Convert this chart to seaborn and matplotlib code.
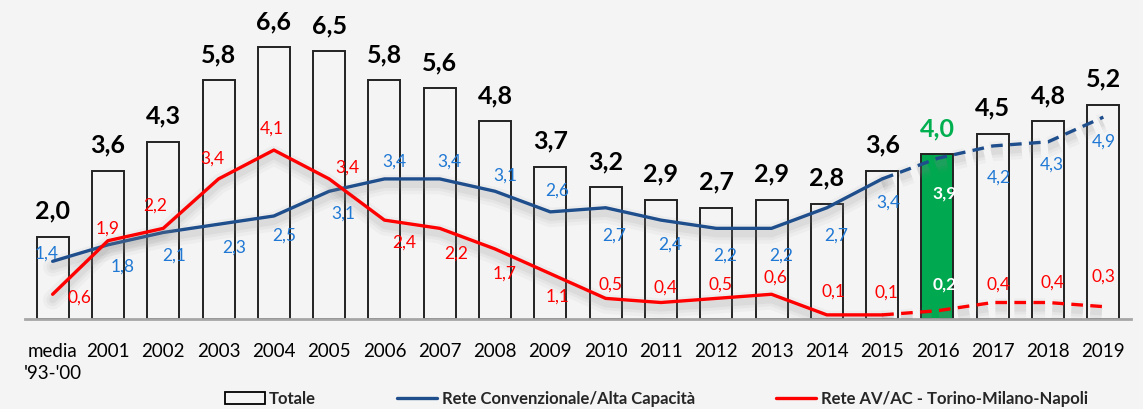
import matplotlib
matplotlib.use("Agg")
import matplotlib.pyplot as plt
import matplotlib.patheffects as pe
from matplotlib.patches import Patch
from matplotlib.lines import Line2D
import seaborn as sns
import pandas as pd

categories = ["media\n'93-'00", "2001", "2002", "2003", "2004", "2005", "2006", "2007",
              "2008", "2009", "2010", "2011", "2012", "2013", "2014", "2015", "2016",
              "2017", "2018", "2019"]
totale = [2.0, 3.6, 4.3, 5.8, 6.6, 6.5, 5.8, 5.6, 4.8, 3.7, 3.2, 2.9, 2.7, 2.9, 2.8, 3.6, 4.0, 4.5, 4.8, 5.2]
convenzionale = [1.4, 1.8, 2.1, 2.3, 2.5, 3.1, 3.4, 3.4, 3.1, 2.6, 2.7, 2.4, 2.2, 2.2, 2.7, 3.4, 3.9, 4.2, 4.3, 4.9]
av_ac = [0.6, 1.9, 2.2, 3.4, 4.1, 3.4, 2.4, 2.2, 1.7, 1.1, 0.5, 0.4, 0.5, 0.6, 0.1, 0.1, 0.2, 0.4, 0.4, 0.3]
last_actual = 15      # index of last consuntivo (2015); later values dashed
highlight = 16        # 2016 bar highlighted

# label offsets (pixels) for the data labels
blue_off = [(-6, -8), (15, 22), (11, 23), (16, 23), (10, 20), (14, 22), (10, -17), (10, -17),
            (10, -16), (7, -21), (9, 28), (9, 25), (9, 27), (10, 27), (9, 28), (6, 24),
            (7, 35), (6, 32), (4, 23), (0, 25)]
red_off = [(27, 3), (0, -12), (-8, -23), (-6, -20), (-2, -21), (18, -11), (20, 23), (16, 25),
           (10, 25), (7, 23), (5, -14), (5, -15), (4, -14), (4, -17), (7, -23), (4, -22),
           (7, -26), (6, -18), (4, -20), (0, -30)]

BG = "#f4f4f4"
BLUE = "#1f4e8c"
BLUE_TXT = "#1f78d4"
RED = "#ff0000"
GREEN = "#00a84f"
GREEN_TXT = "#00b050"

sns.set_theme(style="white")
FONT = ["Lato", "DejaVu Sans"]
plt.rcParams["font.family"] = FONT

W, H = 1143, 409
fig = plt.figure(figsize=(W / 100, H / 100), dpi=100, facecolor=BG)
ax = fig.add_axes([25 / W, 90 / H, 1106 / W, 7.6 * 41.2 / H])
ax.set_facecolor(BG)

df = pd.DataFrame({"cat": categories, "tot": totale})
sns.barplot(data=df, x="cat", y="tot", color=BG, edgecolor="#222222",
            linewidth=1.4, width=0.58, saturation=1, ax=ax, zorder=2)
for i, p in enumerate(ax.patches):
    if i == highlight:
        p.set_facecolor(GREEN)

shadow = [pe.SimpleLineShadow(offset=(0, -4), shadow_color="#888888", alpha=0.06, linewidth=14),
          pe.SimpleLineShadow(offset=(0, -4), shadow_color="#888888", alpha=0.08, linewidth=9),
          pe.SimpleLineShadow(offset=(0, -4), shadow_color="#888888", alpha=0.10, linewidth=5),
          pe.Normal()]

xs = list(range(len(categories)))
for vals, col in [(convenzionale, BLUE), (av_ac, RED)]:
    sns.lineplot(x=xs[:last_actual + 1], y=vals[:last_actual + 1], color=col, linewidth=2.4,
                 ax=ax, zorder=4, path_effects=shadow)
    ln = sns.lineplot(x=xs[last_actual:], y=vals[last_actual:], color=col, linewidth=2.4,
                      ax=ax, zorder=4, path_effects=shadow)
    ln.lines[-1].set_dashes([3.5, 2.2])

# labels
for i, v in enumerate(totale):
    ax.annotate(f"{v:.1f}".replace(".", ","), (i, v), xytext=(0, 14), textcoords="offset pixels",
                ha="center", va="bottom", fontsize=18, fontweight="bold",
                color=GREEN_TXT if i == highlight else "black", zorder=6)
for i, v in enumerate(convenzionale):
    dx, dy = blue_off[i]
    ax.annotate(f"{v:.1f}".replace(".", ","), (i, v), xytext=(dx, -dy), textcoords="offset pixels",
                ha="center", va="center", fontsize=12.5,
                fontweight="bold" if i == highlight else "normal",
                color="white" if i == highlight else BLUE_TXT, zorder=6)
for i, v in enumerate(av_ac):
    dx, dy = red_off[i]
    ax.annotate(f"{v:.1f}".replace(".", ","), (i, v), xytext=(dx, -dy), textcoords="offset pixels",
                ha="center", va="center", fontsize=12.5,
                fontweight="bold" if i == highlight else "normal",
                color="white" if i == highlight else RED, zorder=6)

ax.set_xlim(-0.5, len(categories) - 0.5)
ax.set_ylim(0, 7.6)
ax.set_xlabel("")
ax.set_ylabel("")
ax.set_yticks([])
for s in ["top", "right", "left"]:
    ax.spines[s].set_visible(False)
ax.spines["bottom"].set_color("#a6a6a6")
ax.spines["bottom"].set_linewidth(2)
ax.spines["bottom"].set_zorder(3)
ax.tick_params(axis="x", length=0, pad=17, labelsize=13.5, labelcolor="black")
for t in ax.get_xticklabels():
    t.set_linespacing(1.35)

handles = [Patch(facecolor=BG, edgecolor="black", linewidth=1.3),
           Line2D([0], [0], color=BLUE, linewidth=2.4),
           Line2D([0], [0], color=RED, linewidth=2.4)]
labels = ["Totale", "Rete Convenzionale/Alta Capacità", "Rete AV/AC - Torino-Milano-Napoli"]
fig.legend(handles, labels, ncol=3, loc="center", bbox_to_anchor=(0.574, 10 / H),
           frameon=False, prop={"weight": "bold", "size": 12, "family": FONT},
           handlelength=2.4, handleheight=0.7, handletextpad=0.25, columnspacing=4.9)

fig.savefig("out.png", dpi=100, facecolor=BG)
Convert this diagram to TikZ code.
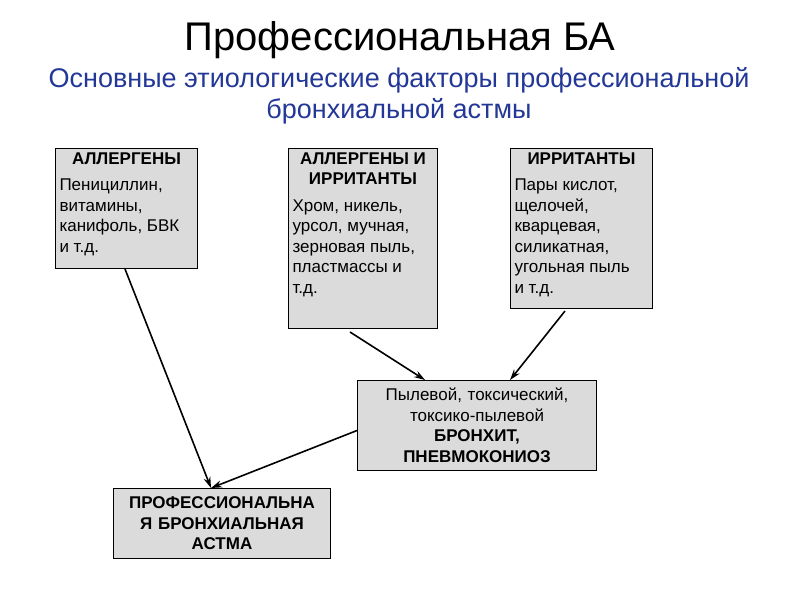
++++
*Given problem*:
Every line should be retyped exactly, with the pictures omitted.

*Complete output*:
Convert this chart to seaborn and matplotlib code.
import matplotlib
matplotlib.use("Agg")
import matplotlib.pyplot as plt
import matplotlib.patheffects as pe
from matplotlib.patches import Patch
from matplotlib.lines import Line2D
import seaborn as sns
import pandas as pd

categories = ["media\n'93-'00", "2001", "2002", "2003", "2004", "2005", "2006", "2007",
              "2008", "2009", "2010", "2011", "2012", "2013", "2014", "2015", "2016",
              "2017", "2018", "2019"]
totale = [2.0, 3.6, 4.3, 5.8, 6.6, 6.5, 5.8, 5.6, 4.8, 3.7, 3.2, 2.9, 2.7, 2.9, 2.8, 3.6, 4.0, 4.5, 4.8, 5.2]
convenzionale = [1.4, 1.8, 2.1, 2.3, 2.5, 3.1, 3.4, 3.4, 3.1, 2.6, 2.7, 2.4, 2.2, 2.2, 2.7, 3.4, 3.9, 4.2, 4.3, 4.9]
av_ac = [0.6, 1.9, 2.2, 3.4, 4.1, 3.4, 2.4, 2.2, 1.7, 1.1, 0.5, 0.4, 0.5, 0.6, 0.1, 0.1, 0.2, 0.4, 0.4, 0.3]
last_actual = 15      # index of last consuntivo (2015); later values dashed
highlight = 16        # 2016 bar highlighted

# label offsets (pixels) for the data labels
blue_off = [(-6, -8), (15, 22), (11, 23), (16, 23), (10, 20), (14, 22), (10, -17), (10, -17),
            (10, -16), (7, -21), (9, 28), (9, 25), (9, 27), (10, 27), (9, 28), (6, 24),
            (7, 35), (6, 32), (4, 23), (0, 25)]
red_off = [(27, 3), (0, -12), (-8, -23), (-6, -20), (-2, -21), (18, -11), (20, 23), (16, 25),
           (10, 25), (7, 23), (5, -14), (5, -15), (4, -14), (4, -17), (7, -23), (4, -22),
           (7, -26), (6, -18), (4, -20), (0, -30)]

BG = "#f4f4f4"
BLUE = "#1f4e8c"
BLUE_TXT = "#1f78d4"
RED = "#ff0000"
GREEN = "#00a84f"
GREEN_TXT = "#00b050"

sns.set_theme(style="white")
FONT = ["Lato", "DejaVu Sans"]
plt.rcParams["font.family"] = FONT

W, H = 1143, 409
fig = plt.figure(figsize=(W / 100, H / 100), dpi=100, facecolor=BG)
ax = fig.add_axes([25 / W, 90 / H, 1106 / W, 7.6 * 41.2 / H])
ax.set_facecolor(BG)

df = pd.DataFrame({"cat": categories, "tot": totale})
sns.barplot(data=df, x="cat", y="tot", color=BG, edgecolor="#222222",
            linewidth=1.4, width=0.58, saturation=1, ax=ax, zorder=2)
for i, p in enumerate(ax.patches):
    if i == highlight:
        p.set_facecolor(GREEN)

shadow = [pe.SimpleLineShadow(offset=(0, -4), shadow_color="#888888", alpha=0.06, linewidth=14),
          pe.SimpleLineShadow(offset=(0, -4), shadow_color="#888888", alpha=0.08, linewidth=9),
          pe.SimpleLineShadow(offset=(0, -4), shadow_color="#888888", alpha=0.10, linewidth=5),
          pe.Normal()]

xs = list(range(len(categories)))
for vals, col in [(convenzionale, BLUE), (av_ac, RED)]:
    sns.lineplot(x=xs[:last_actual + 1], y=vals[:last_actual + 1], color=col, linewidth=2.4,
                 ax=ax, zorder=4, path_effects=shadow)
    ln = sns.lineplot(x=xs[last_actual:], y=vals[last_actual:], color=col, linewidth=2.4,
                      ax=ax, zorder=4, path_effects=shadow)
    ln.lines[-1].set_dashes([3.5, 2.2])

# labels
for i, v in enumerate(totale):
    ax.annotate(f"{v:.1f}".replace(".", ","), (i, v), xytext=(0, 14), textcoords="offset pixels",
                ha="center", va="bottom", fontsize=18, fontweight="bold",
                color=GREEN_TXT if i == highlight else "black", zorder=6)
for i, v in enumerate(convenzionale):
    dx, dy = blue_off[i]
    ax.annotate(f"{v:.1f}".replace(".", ","), (i, v), xytext=(dx, -dy), textcoords="offset pixels",
                ha="center", va="center", fontsize=12.5,
                fontweight="bold" if i == highlight else "normal",
                color="white" if i == highlight else BLUE_TXT, zorder=6)
for i, v in enumerate(av_ac):
    dx, dy = red_off[i]
    ax.annotate(f"{v:.1f}".replace(".", ","), (i, v), xytext=(dx, -dy), textcoords="offset pixels",
                ha="center", va="center", fontsize=12.5,
                fontweight="bold" if i == highlight else "normal",
                color="white" if i == highlight else RED, zorder=6)

ax.set_xlim(-0.5, len(categories) - 0.5)
ax.set_ylim(0, 7.6)
ax.set_xlabel("")
ax.set_ylabel("")
ax.set_yticks([])
for s in ["top", "right", "left"]:
    ax.spines[s].set_visible(False)
ax.spines["bottom"].set_color("#a6a6a6")
ax.spines["bottom"].set_linewidth(2)
ax.spines["bottom"].set_zorder(3)
ax.tick_params(axis="x", length=0, pad=17, labelsize=13.5, labelcolor="black")
for t in ax.get_xticklabels():
    t.set_linespacing(1.35)

handles = [Patch(facecolor=BG, edgecolor="black", linewidth=1.3),
           Line2D([0], [0], color=BLUE, linewidth=2.4),
           Line2D([0], [0], color=RED, linewidth=2.4)]
labels = ["Totale", "Rete Convenzionale/Alta Capacità", "Rete AV/AC - Torino-Milano-Napoli"]
fig.legend(handles, labels, ncol=3, loc="center", bbox_to_anchor=(0.574, 10 / H),
           frameon=False, prop={"weight": "bold", "size": 12, "family": FONT},
           handlelength=2.4, handleheight=0.7, handletextpad=0.25, columnspacing=4.9)

fig.savefig("out.png", dpi=100, facecolor=BG)
Convert this diagram to TikZ code.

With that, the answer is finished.